Some firms engage voluntarily and comprehensively for environmental preservation. But let us be honest: Most do not and these firms need a “more pronounced invitation” to act – to be candid. Therefore, I am in favor of regulation as long as it carefully considers potential side effects and is designed prudently and appropriately. The internalization of costs for pollution which are currently externalized is one step. However, in international transportation, it might not lead to desired effects given the previous discussions. In what follows, I highlight some areas where help from those designing the context where managerial action enfolds in is warranted.
Starting with manufacturing companies, I sense that most European companies have excellent skills in designing products using virgin materials.
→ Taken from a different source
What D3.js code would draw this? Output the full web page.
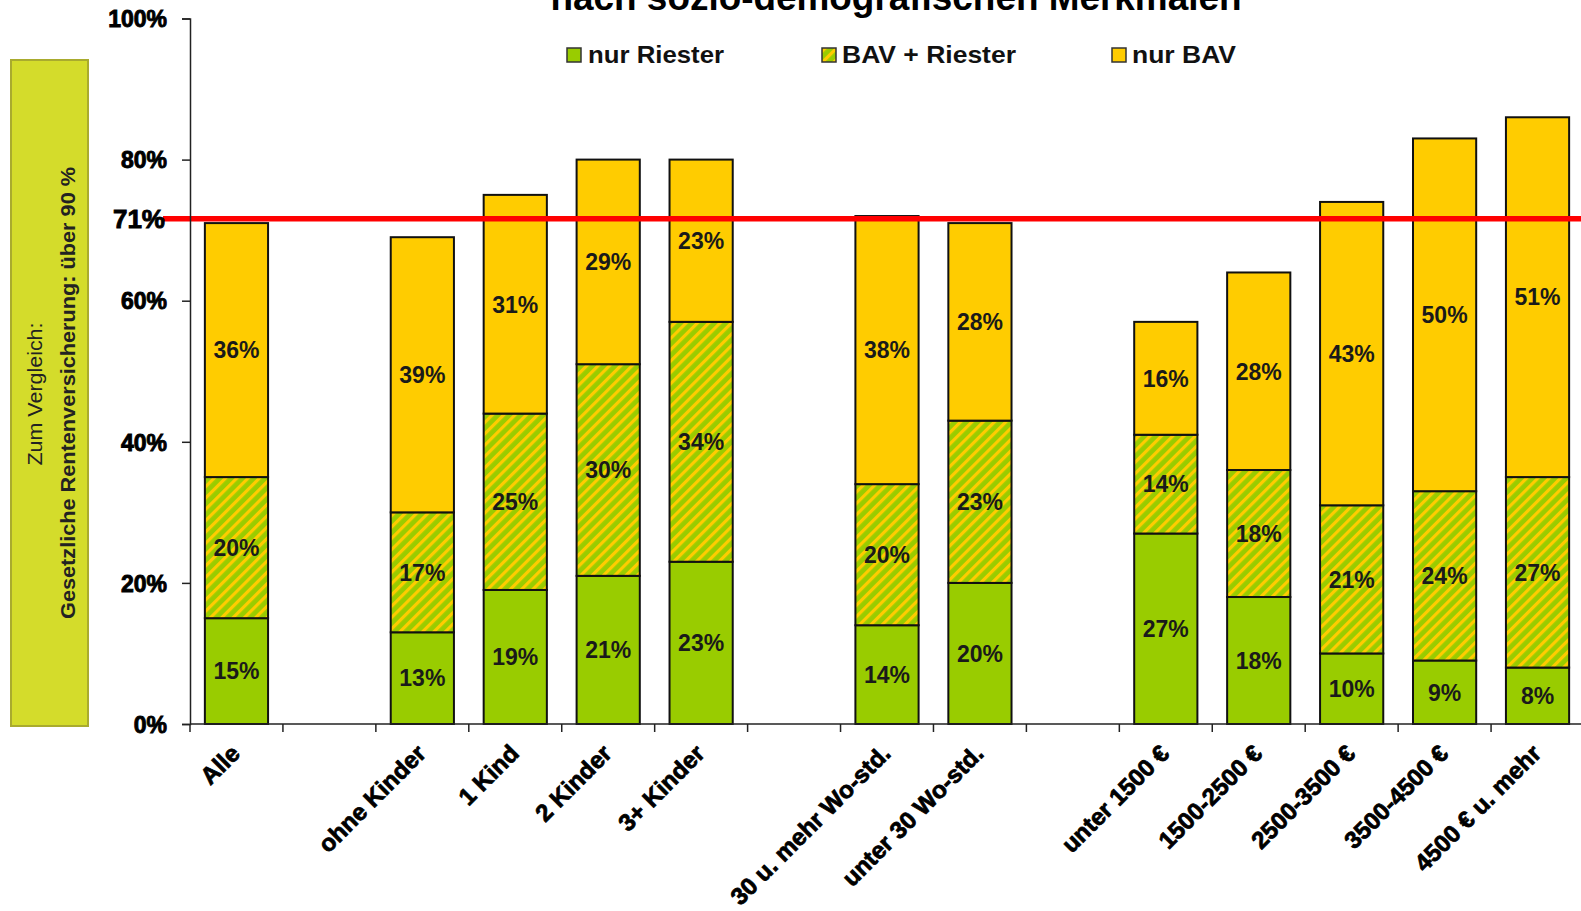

Instead, they often lack the infrastructure and the skills of using material stored in end-of-use products as input for production. From my point of view, associated capabilities in so-called “cradle-to-cradle design” (i.e. re-inserting used materials into the lifecycle) will be crucial and should be encouraged. The trashes are right here in front of our doors, so almost no transportation needed.
Although consumer awareness about the environmental impact of their consumption behavior increased steadily the last years, their behavior changes only slowly. Here, I think, more and continuous information, provision of best practice examples, and easy-to-implement solutions are in need.
Logistics service providers are well aware of climate change and understand their role in it. But most feel left alone with solving the issue. Even if they are willing to invest in cleaner transportation vehicles, they face three challenges: First, the technology is often not available. While German automotive companies offer electric passenger cars, the offer of electric or liquid hydrogen fueled trucks is (almost) zero. For container ships, the situation is even worse. Second, the prizes for the few “clean” transportation vehicles on the market are much higher than those of traditional diesel-engine trucks. This impedes large scale investments into these technologies. Third, the infrastructure is largely missing. To date, there are almost no stations to re-charge batteries or refill liquid hydrogen. The same holds true for the infrastructure at major ports in Europe and internationally. In all of these domains, political leaders can help to keep things moving.
Lastly, I would also encourage the continuous dialogue with the International Maritime Organization. As the International Maritime Organization is an institution than can design, implement, and control standards in international shipping, it should be on board of efforts to mitigate climate change.